3. Sales Tax Compliance
Moving services are generally not subject to sales tax in most states (transportation is usually exempt), but the packing materials and storage charges often are. The state-by-state matrix is messy. Texas, Florida, and New York all tax packing materials differently. A clean books system tracks taxable revenue by jurisdiction so the monthly sales tax filing is a query, not a forensic exercise.
Common Bookkeeping Mistakes Moving Companies Make
- Booking the full broker payment as revenue. Only the commission is yours. The carrier portion is a pass-through.
- Treating tips as nothing. Cash tips are taxable wages. Build a process or accept the audit risk.
- Expensing pads, dollies, and moving blankets immediately. These are fixed assets if they cost more than your capitalization threshold, or supplies expensed on use if they do not. Either way, dumping a $4,000 purchase of moving pads into "supplies" in one month distorts your monthly P&L.
- Recognizing binding-estimate deposits as revenue at booking. Until the move happens, it is deferred revenue.
- Mixing personal vehicle fuel with company fuel. Owner-driver crossover is common in small movers. A separate fuel card per truck eliminates the question.
- Not invoicing accessorials. Long carries, stair charges, and shuttle services are often performed and then forgotten in the dispatch shuffle.
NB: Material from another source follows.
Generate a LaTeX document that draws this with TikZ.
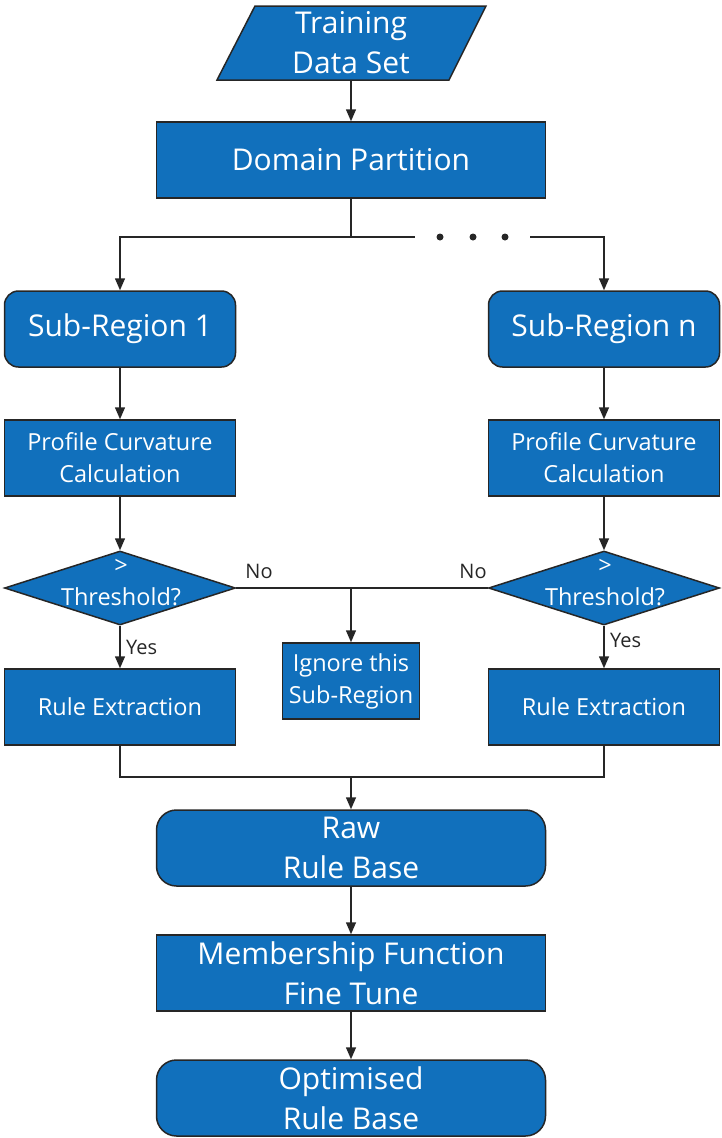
\documentclass[tikz,border=0pt]{standalone}
\usepackage{fontspec}
\setmainfont{Open Sans}
\usetikzlibrary{shapes.geometric,arrows.meta}
\definecolor{boxblue}{HTML}{1170BC}
\definecolor{edgegray}{HTML}{262626}

\begin{document}
\begin{tikzpicture}[x=1pt, y=-1pt,
  box/.style={draw=edgegray, fill=boxblue, line width=1.5pt, text=white, align=center, inner sep=0pt},
  bigbox/.style={box, minimum width=389pt, minimum height=76pt, font=\fontsize{30}{40}\selectfont},
  subbox/.style={box, rounded corners=14pt, minimum width=231pt, minimum height=76pt, font=\fontsize{30}{40}\selectfont},
  smallbox/.style={box, minimum width=231pt, minimum height=76pt, font=\fontsize{23.5}{32}\selectfont},
  decision/.style={box, diamond, minimum width=231pt, minimum height=74pt},
  dectext/.style={text=white, align=center, font=\fontsize{23.5}{32}\selectfont},
  arrow/.style={draw=edgegray, line width=1.5pt, -{Triangle[length=12pt, width=10pt]}},
  link/.style={draw=edgegray, line width=1.5pt},
  lbl/.style={text=edgegray, font=\fontsize{20}{22}\selectfont}
]
\useasboundingbox (0,0) rectangle (722,1138);

% Input
\draw[box] (255,6) -- (486,6) -- (449,80) -- (217,80) -- cycle;
\node[inner sep=0pt, minimum width=231pt, minimum height=74pt, text=white, align=center,
      font=\fontsize{30}{40}\selectfont] (data) at (351,43) {Training\\Data Set};

% Partition
\node[bigbox] (domain) at (351,160) {Domain Partition};
\draw[arrow] (data.south) -- (domain.north);

% Sub-regions
\node[subbox] (sub1) at (120,329) {Sub-Region 1};
\node[subbox] (subn) at (604,329) {Sub-Region n};
\coordinate (split) at (351,237);
\coordinate (gapleft) at (415,237);
\coordinate (gapright) at (530,237);
\draw[link] (domain.south) -- (split);
\draw[arrow] (split) -| (sub1.north);
\draw[link] (split) -- (gapleft);
\draw[arrow] (gapright) -| (subn.north);
\foreach \x in {440,473,505} {
    \fill[edgegray] (\x,237) circle (3.5pt);
}

% Curvature
\node[smallbox] (curv1) at (120,458) {Profile Curvature\\Calculation};
\node[smallbox] (curvn) at (604,458) {Profile Curvature\\Calculation};
\draw[arrow] (sub1.south) -- (curv1.north);
\draw[arrow] (subn.south) -- (curvn.north);

% Decisions
\node[decision] (dec1) at (120,588) {};
\node[dectext] at (121,583) {>\\Threshold?};
\node[decision] (decn) at (604,588) {};
\node[dectext] at (605,583) {>\\Threshold?};
\draw[arrow] (curv1.south) -- (dec1.north);
\draw[arrow] (curvn.south) -- (decn.north);

% No branch
\node[box, minimum width=137pt, minimum height=76pt, font=\fontsize{23.5}{32}\selectfont] (ignore) at (351,681) {Ignore this\\Sub-Region};
\draw[link] (dec1.east) -- (decn.west);
\node[lbl] at (259,571) {No};
\node[lbl] at (473,571) {No};
\draw[arrow] (dec1.east -| ignore.north) -- (ignore.north);

% Yes branch
\node[smallbox] (rule1) at (120,707) {Rule Extraction};
\node[smallbox] (rulen) at (604,707) {Rule Extraction};
\draw[arrow] (dec1.south) -- (rule1.north) node[lbl, midway, right=2pt] {Yes};
\draw[arrow] (decn.south) -- (rulen.north) node[lbl, pos=0.35, right=2pt] {Yes};

% Merge
\node[subbox, minimum width=389pt, rounded corners=20pt] (raw) at (351,848) {Raw\\Rule Base};
\coordinate (merge) at (351,777);
\draw[link] (rule1.south) |- (merge) -| (rulen.south);
\draw[arrow] (merge) -- (raw.north);

% Tuning
\node[bigbox] (tune) at (351,973) {Membership Function\\Fine Tune};
\node[subbox, minimum width=389pt, rounded corners=20pt] (opt) at (351,1098) {Optimised\\Rule Base};
\draw[arrow] (raw.south) -- (tune.north);
\draw[arrow] (tune.south) -- (opt.north);

\end{tikzpicture}
\end{document}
A standard close-out checklist forces the dispatcher to confirm every accessorial.
Keep Your Finances Organized From Day One
Moving is a high-cash, high-volume, low-margin business where the difference between a profitable summer and a painful year sits in details — deferred deposits, broker pass-throughs, driver chargebacks, and accessorials that never made it onto the invoice. The operators who win are not the ones who move the most furniture; they are the ones whose books tell them which jobs to bid for and which to pass on.